In the mid 19th century, a certain Father Joseph Mullooly who had an interest in archaeology, realized that there was more to the lower church than met the eye.  He began to excavate. 


The atrium, with recycled columns
What he discovered was that the nave of the lower church was actually the upper level of the central courtyard of a large Ancient Roman mansion, while the two side aisles were the remains of rooms on the first floor.  Father Mullooly's excavating discovered that the courtyard and rooms at the basement level had remained intact, but had been filled with rubble as a foundation for the 4th century church.  

At this lower level Mullooly found that an insula or apartment building abutted the mansion.  And while the lower rooms of the mansion proved to be simply rooms, the basement of the apartment contained a Mithraic Temple, part of which was located directly below the sanctuary of the later church. 


The Mithraeum 

A staircase goes down to a lower level, and there one is confronted by the Mithraic Temple.  It is built like a cave, as they always were, and at the centre is this thing like a sarcophagus, with a relief sculpture of Mithras at one end.  

The cult of Mithras was very popular in the first century AD, as is evidenced by the numerous remains of such temples.  But the cult was so secret in nature that almost nothing was written about it.  The central figure is the hero Mithras who is depicted in three types of scenes. He is sometimes shown naked, apparently being born out of a rock.  But on the other hand, it is just possible that it represents him being dumped in the River Tiber in a pair of cement boots.  The Romans have always been good at making cement, and also good at finding practical uses for it.  The second type of iconography shows him sharing a banquet with Sol, who is identified as the sun by the rays around his head.  

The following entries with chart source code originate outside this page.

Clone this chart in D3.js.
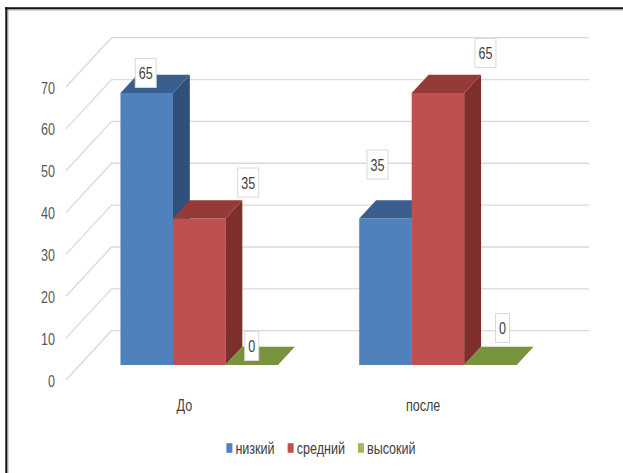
<!DOCTYPE html>
<html>
<head>
<meta charset="utf-8">
<script src="https://cdn.jsdelivr.net/npm/d3@7"></script>
<style>
  html, body { margin: 0; padding: 0; background: #ffffff; }
  svg { display: block; }
  text { font-family: "Liberation Sans", Arial, sans-serif; }
</style>
</head>
<body>
<svg id="chart" width="623" height="473"></svg>
<script>
// Categories, series and values
const categories = ["До", "после"];
const seriesNames = ["низкий", "средний", "высокий"];
const lowValues = [65, 35];
const midValues = [35, 65];
const highValues = [0, 0];
const yTicks = [0, 10, 20, 30, 40, 50, 60, 70];

const seriesValues = [lowValues, midValues, highValues];

// Face colours: front, top, side, legend swatch
const frontColors = ["#4F81BD", "#C0504D", "#77933C"];
const topColors = ["#3A5F8E", "#963A37", "#77933C"];
const sideColors = ["#30507C", "#7E2E2C", "#5E7530"];
const legendColors = ["#4F81BD", "#C0504D", "#9BBB59"];

// Data label offsets from the top-front centre of each bar [series][category]
const labelNudge = [
  [[-1, -20], [-8, -54]],
  [[49, -36], [47.5, -40]],
  [[0, -19], [12, -37]]
];

// Condensed lettering: regular face squeezed horizontally
const FONT_SIZE = 17;
const SQUEEZE = 0.74;

const svg = d3.select("#chart");

// 3D geometry: front plane and depth offset of the back wall
const frontLeft = 66, frontRight = 543.5;
const depthDX = 45.5, depthDY = 49.3;
const barD0 = 0.304, barD1 = 0.675;

const y = d3.scaleLinear().domain([0, 70]).range([380, 87]);
const x = d3.scaleBand().domain(categories).range([frontLeft, frontRight]).paddingInner(0).paddingOuter(0);
const xs = d3.scaleBand().domain(seriesNames).range([0, x.bandwidth()]).paddingInner(0).paddingOuter(0.774);

function proj(px, v, d) {
  return [px + depthDX * d, y(v) - depthDY * d];
}
function poly(pts) {
  return "M" + pts.map(p => p[0].toFixed(2) + "," + p[1].toFixed(2)).join("L") + "Z";
}
function squeezeText(sel, dx) {
  sel.attr("x", 0).attr("transform", `translate(${dx},0) scale(${SQUEEZE},1)`);
}

// Frame
svg.append("line").attr("x1", 6).attr("x2", 623).attr("y1", 10).attr("y2", 10)
  .attr("stroke", "#b0b0b0").attr("stroke-width", 1);
svg.append("line").attr("x1", 8).attr("x2", 8).attr("y1", 9).attr("y2", 473)
  .attr("stroke", "#b0b0b0").attr("stroke-width", 1);
svg.append("line").attr("x1", 5).attr("x2", 623).attr("y1", 8.2).attr("y2", 8.2)
  .attr("stroke", "#111").attr("stroke-width", 2);
svg.append("line").attr("x1", 6.3).attr("x2", 6.3).attr("y1", 7.2).attr("y2", 473)
  .attr("stroke", "#111").attr("stroke-width", 2);

// Walls: diagonal side-wall gridlines and back-wall gridlines
const grid = svg.append("g").attr("stroke", "#D9D9D9").attr("stroke-width", 1.3).attr("fill", "none");
yTicks.forEach(t => {
  const a = proj(frontLeft, t, 0), b = proj(frontLeft, t, 1), c = proj(frontRight, t, 1);
  grid.append("path").attr("d", `M${a[0]},${a[1]}L${b[0]},${b[1]}L${c[0]},${c[1]}`);
});

// Y axis labels
const yAxis = d3.axisLeft(y).tickValues(yTicks).tickSize(0).tickPadding(11);
const gy = svg.append("g").attr("transform", `translate(${frontLeft},0)`).call(yAxis);
gy.select(".domain").remove();
gy.selectAll("text").attr("fill", "#595959").attr("font-size", FONT_SIZE)
  .attr("font-family", "'Liberation Sans', Arial, sans-serif")
  .attr("dy", "0.36em").call(squeezeText, -11);

// Category labels
const xAxis = d3.axisBottom(x).tickSize(0).tickPadding(0);
const gx = svg.append("g").attr("transform", "translate(-1,405)").call(xAxis);
gx.select(".domain").remove();
gx.selectAll("text").attr("fill", "#404040").attr("font-size", FONT_SIZE)
  .attr("font-family", "'Liberation Sans', Arial, sans-serif")
  .attr("y", 0).attr("dy", "0.36em").call(squeezeText, 0);

// Bars, drawn left to right so each bar covers its neighbour's side face
const bars = svg.append("g");
categories.forEach((cat, ci) => {
  seriesNames.forEach((s, si) => {
    const v = seriesValues[si][ci];
    const x0 = x(cat) + xs(s), x1 = x0 + xs.bandwidth();
    const g = bars.append("g");
    g.append("path").attr("fill", frontColors[si])
      .attr("d", poly([proj(x0, 0, barD0), proj(x1, 0, barD0), proj(x1, v, barD0), proj(x0, v, barD0)]));
    g.append("path").attr("fill", sideColors[si])
      .attr("d", poly([proj(x1, 0, barD0), proj(x1, 0, barD1), proj(x1, v, barD1), proj(x1, v, barD0)]));
    g.append("path").attr("fill", topColors[si])
      .attr("d", poly([proj(x0, v, barD0), proj(x1, v, barD0), proj(x1, v, barD1), proj(x0, v, barD1)]));
  });
});

// Data labels
const labels = svg.append("g");
categories.forEach((cat, ci) => {
  seriesNames.forEach((s, si) => {
    const v = seriesValues[si][ci];
    const cx = x(cat) + xs(s) + xs.bandwidth() / 2;
    const p = proj(cx, v, barD0);
    const lx = p[0] + labelNudge[si][ci][0], ly = p[1] + labelNudge[si][ci][1];
    const lg = labels.append("g").attr("transform", `translate(${lx},${ly})`);
    const rect = lg.append("rect").attr("fill", "#ffffff").attr("stroke", "#D9D9D9").attr("stroke-width", 1);
    const t = lg.append("text").attr("text-anchor", "middle").attr("dy", "0.36em")
      .attr("font-size", FONT_SIZE).attr("fill", "#404040").text(v).call(squeezeText, 0);
    const w = t.node().getComputedTextLength() * SQUEEZE;
    rect.attr("x", -w / 2 - 3.5).attr("y", -14.5).attr("width", w + 7).attr("height", 29);
  });
});

// Legend
const legend = svg.append("g");
let lx = 0;
seriesNames.forEach((s, i) => {
  const it = legend.append("g").attr("transform", `translate(${lx},0)`);
  it.append("rect").attr("x", 0).attr("y", -4.8).attr("width", 6).attr("height", 9.6).attr("fill", legendColors[i]);
  const t = it.append("text").attr("dy", "0.36em").attr("font-size", FONT_SIZE)
    .attr("fill", "#404040").text(s).call(squeezeText, 9);
  lx += 9 + t.node().getComputedTextLength() * SQUEEZE + 13;
});
const legendWidth = lx - 13;
legend.attr("transform", `translate(${321 - legendWidth / 2},448)`);
</script>
</body>
</html>
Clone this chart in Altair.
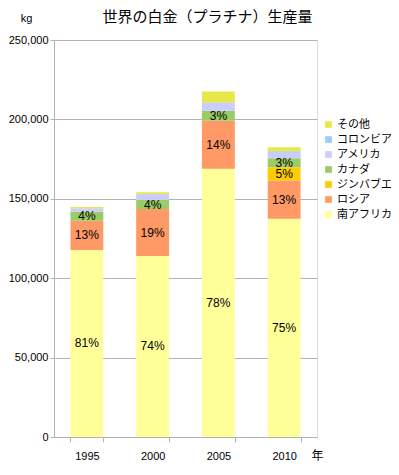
import altair as alt
import pandas as pd

years = ["1995", "2000", "2005", "2010"]
series = ["南アフリカ", "ロシア", "ジンバブエ", "カナダ", "アメリカ", "コロンビア", "その他"]
colors = ["#FFFF99", "#FF9966", "#FFCC00", "#99CC66", "#CCCCFF", "#99CCFF", "#E8E84A"]
values = {
    "南アフリカ": [117800, 114000, 169000, 137500],
    "ロシア":     [18300, 29500, 30200, 24000],
    "ジンバブエ": [0, 0, 0, 8400],
    "カナダ":     [5700, 5800, 6300, 5600],
    "アメリカ":   [1700, 3400, 4800, 3500],
    "コロンビア": [400, 300, 300, 1000],
    "その他":     [900, 1200, 7000, 2500],
}
labelled = ["南アフリカ", "ロシア", "ジンバブエ", "カナダ"]

rows = []
for i, y in enumerate(years):
    total = sum(values[s][i] for s in series)
    for k, s in enumerate(series):
        v = values[s][i]
        pct = round(v / total * 100)
        rows.append({
            "year": y, "series": s, "value": v, "order": k,
            "label": f"{pct}%" if (s in labelled and v > 0) else "",
        })
df = pd.DataFrame(rows)

font = "Liberation Sans"
jfont = "Noto Sans CJK JP"

base = alt.Chart(df)

bars = base.mark_bar(stroke=None).encode(
    x=alt.X("year:N", sort=years,
            scale=alt.Scale(paddingInner=0.5, paddingOuter=0.25),
            axis=alt.Axis(title="年", titleX=263, titleY=18, titleAlign="center",
                          titleBaseline="middle", titleFont=jfont, titleFontSize=12,
                          titleFontWeight="normal",
                          labelAngle=0, tickBand="extent", labelPadding=8,
                          labelFont=font, labelFontSize=11, labelColor="#000",
                          domainColor="#b3b3b3", tickColor="#b3b3b3", tickSize=5)),
    y=alt.Y("value:Q", stack="zero",
            scale=alt.Scale(domain=[0, 250000], nice=False),
            axis=alt.Axis(title="kg", titleAngle=0, titleX=-28, titleY=-22,
                          titleAlign="center", titleBaseline="middle",
                          titleFont=font, titleFontSize=11, titleFontWeight="normal",
                          values=[0, 50000, 100000, 150000, 200000, 250000],
                          format=",d", labelFont=font, labelFontSize=11,
                          labelColor="#000", labelPadding=2,
                          domainColor="#b3b3b3", tickColor="#b3b3b3", tickSize=4,
                          gridColor="#b3b3b3")),
    color=alt.Color("series:N",
                    scale=alt.Scale(domain=series[::-1], range=colors[::-1]),
                    legend=alt.Legend(title=None, orient="none", legendX=269, legendY=79,
                                      symbolType="square", symbolSize=45,
                                      symbolStrokeWidth=0, labelFont=jfont,
                                      labelFontSize=11, rowPadding=3, labelOffset=3,
                                      labelLimit=200)),
    order=alt.Order("order:Q", sort="ascending"),
)

text = base.transform_stack(
    stack="value", groupby=["year"], as_=["v0", "v1"],
    sort=[alt.SortField("order", order="ascending")]
).transform_calculate(
    mid="(datum.v0 + datum.v1) / 2"
).transform_filter(
    "datum.label != ''"
).mark_text(font=font, fontSize=12, color="#000").encode(
    x=alt.X("year:N", sort=years),
    y=alt.Y("mid:Q"),
    text="label:N",
)

chart = alt.layer(bars, text).properties(
    width=263, height=397,
    title=alt.TitleParams("世界の白金（プラチナ）生産量", font=jfont, fontSize=15,
                          fontWeight="normal", anchor="middle", dx=22, dy=20,
                          frame="group", baseline="middle", offset=0),
    autosize=alt.AutoSizeParams(type="none"),
    padding={"left": 46, "top": 32, "right": 74, "bottom": 30},
).configure_view(stroke="#b3b3b3").configure(background="white")

chart.save("out.html", embed_options={"renderer": "svg", "actions": False})
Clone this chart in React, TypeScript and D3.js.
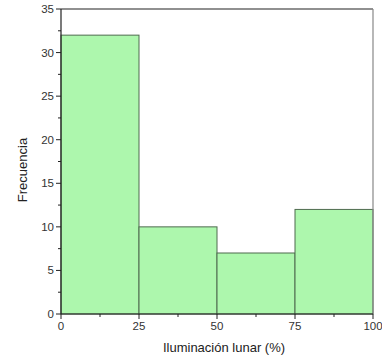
import React from "react";
import * as d3 from "d3";

const binEdges = [0, 25, 50, 75, 100];
const counts = [32, 10, 7, 12];
const xTicks = [0, 25, 50, 75, 100];
const yTicks = [0, 5, 10, 15, 20, 25, 30, 35];

export default function App() {
  const W = 382, H = 358;
  const left = 61, right = 373, top = 9, bottom = 314;
  const x = d3.scaleLinear().domain([0, 100]).range([left, right]);
  const y = d3.scaleLinear().domain([0, 35]).range([bottom, top]);
  const font = "'Liberation Sans', Arial, sans-serif";
  const xMinor = d3.range(12.5, 100, 25);
  const yMinor = d3.range(2.5, 35, 5);
  return (
    <svg width={W} height={H} style={{ position: "absolute", left: 0, top: 0, background: "#fff" }}>
      {counts.map((c, i) => (
        <rect key={i} x={x(binEdges[i])} y={y(c)} width={x(binEdges[i + 1]) - x(binEdges[i])} height={y(0) - y(c)}
          fill="#adf7ad" stroke="#4f6b4f" strokeWidth={1} />
      ))}
      <line x1={left} x2={right} y1={top} y2={top} stroke="#222" strokeWidth={1.2} />
      <line x1={right} x2={right} y1={top} y2={bottom} stroke="#888" strokeWidth={1.2} />
      <line x1={left} x2={left} y1={top} y2={bottom} stroke="#222" strokeWidth={1.2} />
      <line x1={left} x2={right} y1={bottom} y2={bottom} stroke="#222" strokeWidth={1.2} />
      {yTicks.map(t => (
        <g key={t}>
          <line x1={left - 5} x2={left} y1={y(t)} y2={y(t)} stroke="#222" />
          <text x={left - 7} y={y(t)} dy="0.35em" textAnchor="end" fontFamily={font} fontSize={11.5} fill="#333">{t}</text>
        </g>
      ))}
      {yMinor.map(t => (
        <line key={t} x1={left - 3} x2={left} y1={y(t)} y2={y(t)} stroke="#222" />
      ))}
      {xTicks.map(t => (
        <g key={t}>
          <line x1={x(t)} x2={x(t)} y1={bottom} y2={bottom + 5} stroke="#222" />
          <text x={x(t)} y={bottom + 16} textAnchor="middle" fontFamily={font} fontSize={11.5} fill="#333">{t}</text>
        </g>
      ))}
      {xMinor.map(t => (
        <line key={t} x1={x(t)} x2={x(t)} y1={bottom} y2={bottom + 3} stroke="#222" />
      ))}
      <text x={224} y={352} textAnchor="middle" fontFamily={font} fontSize={13} fill="#222">Iluminación lunar (%)</text>
      <text transform={`translate(27, 170) rotate(-90)`} textAnchor="middle" fontFamily={font} fontSize={13} fill="#222">Frecuencia</text>
    </svg>
  );
}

The third, most common and most interesting depiction shows Mithras slaying a bull.  He is always depicted in the same manner, clothed, with a short cloak and a distinctive cap called a Phrygian cap.  He suppresses the bull by grabbing it by the nose and putting his knee in the centre of its back, while stabbing it in the neck.  Mithras is generally accompanied in this scene by two torch-bearers, one who holds the torch up, and the other who points it downwards.  And there are always in the scene a dog, a crow, a scorpion and a snake. 

There has been a lot of argument over the years as to what it depicts.   It seems certain that it is associated with the sky, the night sky in particular, as Mithraeums are always located in a domed cavern-like space, a bit like a modern planetarium.  It seems fairly straight forward that it represents a group of constellations, although not necessarily with the stars overlaid with the same set of imaginary connections that have brought about the identifying names that are currently in use.

If one puts aside the way in which the constellation of Orion is usually interpreted as a figure, and turns it on its side, then one has an entirely different figure, one with a triangular cloak blowing behind it, a bright star forming the top of its cap and a curved knee placed on the back of the constellation of Taurus, the bull. 


The House Church

St Clement as Bishop of Rome.  An 11th century
fresco from the lower church
Leading off from the stairs is a passage which is actually a narrow Roman street, now completely buried.  Apparently it runs through to the Colosseum.  There are doorways leading into rooms, some of which are excavated, but still all underground.  I walked in through a doorway, and found myself greeted by a ghost, who I could not see, but whose presence I could feel so strongly that I knew I was not alone.  It was a man who greeted me.  I can't say that I heard the words aloud, but I heard them clearly nonetheless.  The man said, "Welcome Christian! Come and join us at the table and worship with us!"  I realised immediately that I had walked into an Early Christian house church.  

It wasn't until about twenty years later, when I acquired a book on the history of the papacy that I realised that the ghost that had greeted me was, in all probability, Clement himself.  He was of a wealthy family, and the mansion of which the upper floor had become the lower church had belonged to him.  He became Bishop of Rome towards the end of the first century AD and so is regarded by the Catholic Church as being the second Pope, but accounts differ, and he may have been the third or fourth Bishop of the church of Rome.  A letter that he wrote to the Corinthian church is still read by them once a year.   


The body of St Clement is returned to his titular church
with much rejoicing.  St Cyril and his brother Methodius
 are on the left.
As with so many saints, the facts of his ministry to the congregation who gathered at his house towards the end of the first century have been almost smothered in the legend that came to surround him.  The acts of St Clement date from around the same time as the building of the first church in the 4th century.  It was said that the Emperor Trajan had exiled him, sending him to work at stone quarries in the Crimea.  One day when the prisoners at the quarry were suffering from heat and thirst, Clement had a vision of a lamb.  Going to where the lamb had stood, he struck the ground with his pickaxe and a spring of water gushed forth.  Many people were converted as a result of this miracle.  As punishment, Clement was martyred by being tied to an anchor and thrown into the Black Sea by the Emperor Trajan.  The anchor and some bones were miraculously recovered in the 9th century by Saint Cyril and brought back to Rome where they were enshrined at San Clemente.